The Disconnect Between Voters and Institutions
Here’s the challenge Panetta and his allies face: Most Americans don’t wake up worried about Article I powers or executive overreach. They worry about rent and gas prices.
During a focus group last month in suburban Detroit, the nonpartisan research firm Navigator found that voters understood tariffs hurt their wallets. But when researchers mentioned constitutional authority and separation of powers, eyes glazed over. People want solutions, not civics lessons.
Panetta acknowledged this tension after his Cato appearance. “I think we’ve learned our lesson the hard way, unfortunately, that when you give up your power—like Democrats and Republicans have over the past few decades—this is what can happen when you have someone in the White House who has had a 40-year fixation on tariffs,” he said.
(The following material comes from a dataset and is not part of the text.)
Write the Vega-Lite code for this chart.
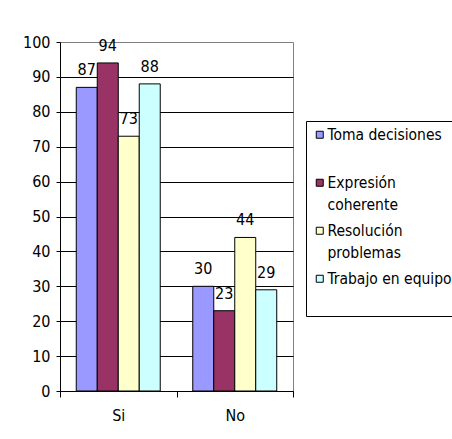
{
  "$schema": "https://vega.github.io/schema/vega-lite/v6.json",
  "width": 233,
  "height": 349,
  "autosize": {"type": "none"},
  "padding": {"left": 60, "top": 42, "right": 159, "bottom": 48},
  "background": "white",
  "config": {
    "font": "DejaVu Sans Condensed",
    "view": {"stroke": "#808080", "strokeWidth": 1},
    "style": {"guide-label": {"lineHeight": 22}},
    "legend": {
      "orient": "none",
      "legendX": 246,
      "legendY": 79,
      "title": null,
      "symbolType": "square",
      "symbolSize": 49,
      "symbolStrokeColor": "black",
      "symbolStrokeWidth": 1,
      "labelFontSize": 15.5,
      "labelColor": "black",
      "labelLimit": 400,
      "labelOffset": 0,
      "strokeColor": "black",
      "fillColor": "white",
      "padding": 6,
      "rowPadding": 9
    }
  },
  "data": {
    "values": [
      {"cat": "Si", "serie": "Toma decisiones", "v": 87},
      {"cat": "Si", "serie": "Expresión coherente", "v": 94},
      {"cat": "Si", "serie": "Resolución problemas", "v": 73},
      {"cat": "Si", "serie": "Trabajo en equipo", "v": 88},
      {"cat": "No", "serie": "Toma decisiones", "v": 30},
      {"cat": "No", "serie": "Expresión coherente", "v": 23},
      {"cat": "No", "serie": "Resolución problemas", "v": 44},
      {"cat": "No", "serie": "Trabajo en equipo", "v": 29}
    ]
  },
  "encoding": {
    "x": {
      "field": "cat",
      "type": "nominal",
      "sort": ["Si", "No"],
      "scale": {"paddingInner": 0, "paddingOuter": 0},
      "axis": {
        "title": null,
        "labelAngle": 0,
        "tickBand": "extent",
        "domainColor": "black",
        "tickColor": "black",
        "tickSize": 6,
        "labelFontSize": 16,
        "labelPadding": 10,
        "labelColor": "black",
        "grid": false
      }
    },
    "y": {
      "field": "v",
      "type": "quantitative",
      "scale": {"domain": [0, 100]},
      "axis": {
        "title": null,
        "values": [0, 10, 20, 30, 40, 50, 60, 70, 80, 90, 100],
        "domainColor": "black",
        "tickColor": "black",
        "tickSize": 4,
        "labelPadding": 6,
        "labelFontSize": 16,
        "labelColor": "black",
        "grid": true,
        "gridOpacity": 1,
        "gridColor": {"condition": {"test": "datum.value == 100", "value": "#808080"}, "value": "black"}
      }
    },
    "xOffset": {
      "field": "serie",
      "type": "nominal",
      "sort": ["Toma decisiones", "Expresión coherente", "Resolución problemas", "Trabajo en equipo"],
      "scale": {"paddingInner": 0, "paddingOuter": 0.774}
    }
  },
  "layer": [
    {
      "mark": {"type": "bar", "stroke": "black", "strokeWidth": 1},
      "encoding": {
        "color": {
          "field": "serie",
          "type": "nominal",
          "scale": {
            "domain": ["Toma decisiones", "Expresión coherente", "Resolución problemas", "Trabajo en equipo"],
            "range": ["#9999FF", "#993366", "#FFFFCC", "#CCFFFF"]
          },
          "legend": {
            "labelExpr": "datum.label == 'Expresión coherente' ? ['Expresión', 'coherente'] : datum.label == 'Resolución problemas' ? ['Resolución', 'problemas'] : [datum.label, ' ']"
          }
        }
      }
    },
    {
      "mark": {"type": "text", "baseline": "alphabetic", "dy": -12, "fontSize": 16, "color": "black"},
      "encoding": {"text": {"field": "v", "type": "quantitative"}}
    }
  ]
}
That 40-year fixation is well documented. Trump has railed against trade deals since the 1980s, taking out full-page ads in major newspapers attacking Japanese imports. His worldview treats trade as zero-sum warfare. And Congress handed him the weapons.
The Credibility Problem
Democrats pushing institutional reform face a credibility gap. Where were these bills during the Biden years? Why wait until Trump returned to the White House to champion congressional authority?
The answer is uncomfortable: Political incentives didn’t align. With a Democratic president, reclaiming trade powers meant constraining their own party. Now, with Republicans in control, the institutional argument carries less political risk.
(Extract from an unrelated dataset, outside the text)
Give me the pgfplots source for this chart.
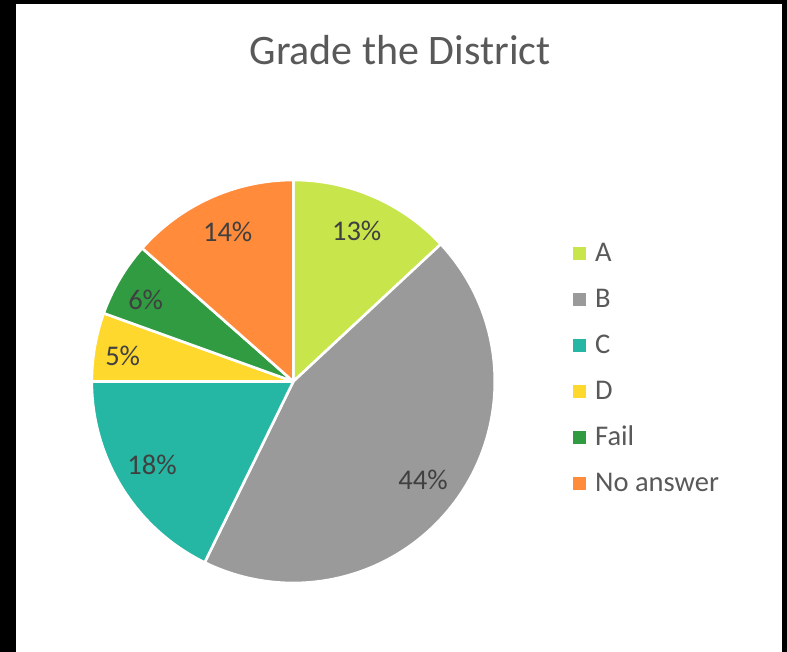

The World Trade Organization has documented over 200 trade disputes involving U.S. tariff policies since 2018. American farmers lost $27 billion in export revenue between 2018 and 2020, according to the American Farm Bureau Federation. Yet bipartisan momentum for reform never materialized when Democrats controlled both chambers and the presidency.
What Comes Next
Panetta’s optimism about Democratic control and reform feels familiar. Politicians often promise to rein in executive power when they’re out of office. Those promises tend to evaporate once they hold the keys.
The Brennan Center for Justice has tracked executive power expansion across administrations since 2001. Their data shows a consistent pattern: Parties criticize presidential overreach in opposition, then defend it in power. Trade policy follows the same cycle.
Still, the political dynamics might be shifting. Trump’s aggressive tariff escalation—threatening 25 percent levies on allies, invoking national security for consumer goods—has created real economic pain in swing districts. Republican senators from agricultural states are hearing complaints from constituents watching export markets collapse.
If Democrats capture Congress in the midterms, they’ll face a choice. They can pursue narrow political wins, using tariff relief as a bargaining chip with Trump. Or they can attempt genuine institutional reform, constraining future presidents regardless of party.
The latter requires sacrifice. It means giving up power when Democrats eventually return to the White House. It means prioritizing long-term governance over short-term advantage.
History suggests that’s a rare commodity in Washington. But Panetta insists his party has learned the hard way. “When we do take control, that’s going to be our opportunity—it’s going to be Congress’s opportunity,” he said.
The steel mills are still waiting. So are the farmers, the manufacturers, and the families watching grocery bills climb. Whether Democrats follow through on institutional reform or let the moment pass will tell us more about American governance than any single policy fight.
For now, it’s just talk. The test comes after Election Day.